From 32 million tons of brown coal were soon to be 2.5 million tons of coke, 3.5 billion cubic meters of gas, 476 megawatts of electricity and 75,000 tons of gasoil extracted here.

Coal and money

With profits of 789.3 million GDR marks, Schwarze Pumpe was one of the most successful economic enterprises in the GDR. It produced 61% of the brown coal volume and 80% of the city's gas.

An ideal location

Hoyerswerda was selected as the optimal location in terms of transport, air hygiene and urban development.
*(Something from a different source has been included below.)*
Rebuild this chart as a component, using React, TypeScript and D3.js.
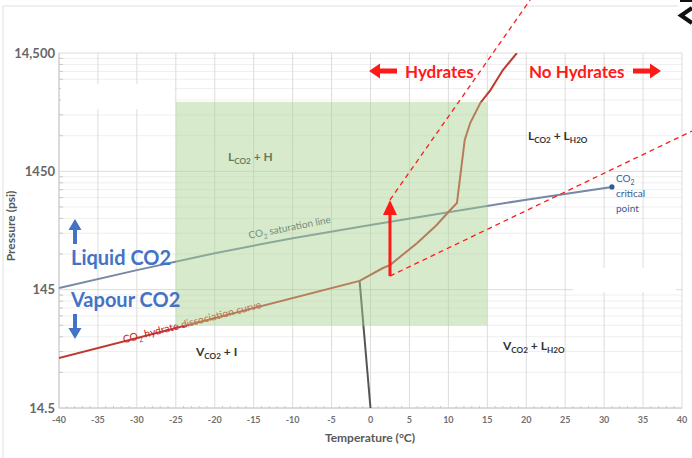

It was meant to provide the best living and housing conditions to the several thousand employees as the second "socialist residential city".

A brand-new city

Initially, a city of 38,000 inhabitants was planned, for which the foundation stone was laid on August 31, 1955. The population peak was reached in 1981 with almost 72,000 people. By the end of the 1980s, ten residential complexes and the city center had been built.

German reunification

The fall of the Berlin Wall and the collapse of the mining and energy industries brought about drastic changes. Nearly 150,000 jobs in the region disappeared. The migration rate was at 46 percent.

Structural Breakdown

From 68,000 inhabitants in 1989, the population dropped to currently around 31,000 people, and many prefabricated buildings disappeared. After this difficult phase, Hoyerswerda now faces a new beginning with many challenges - but also opportunities.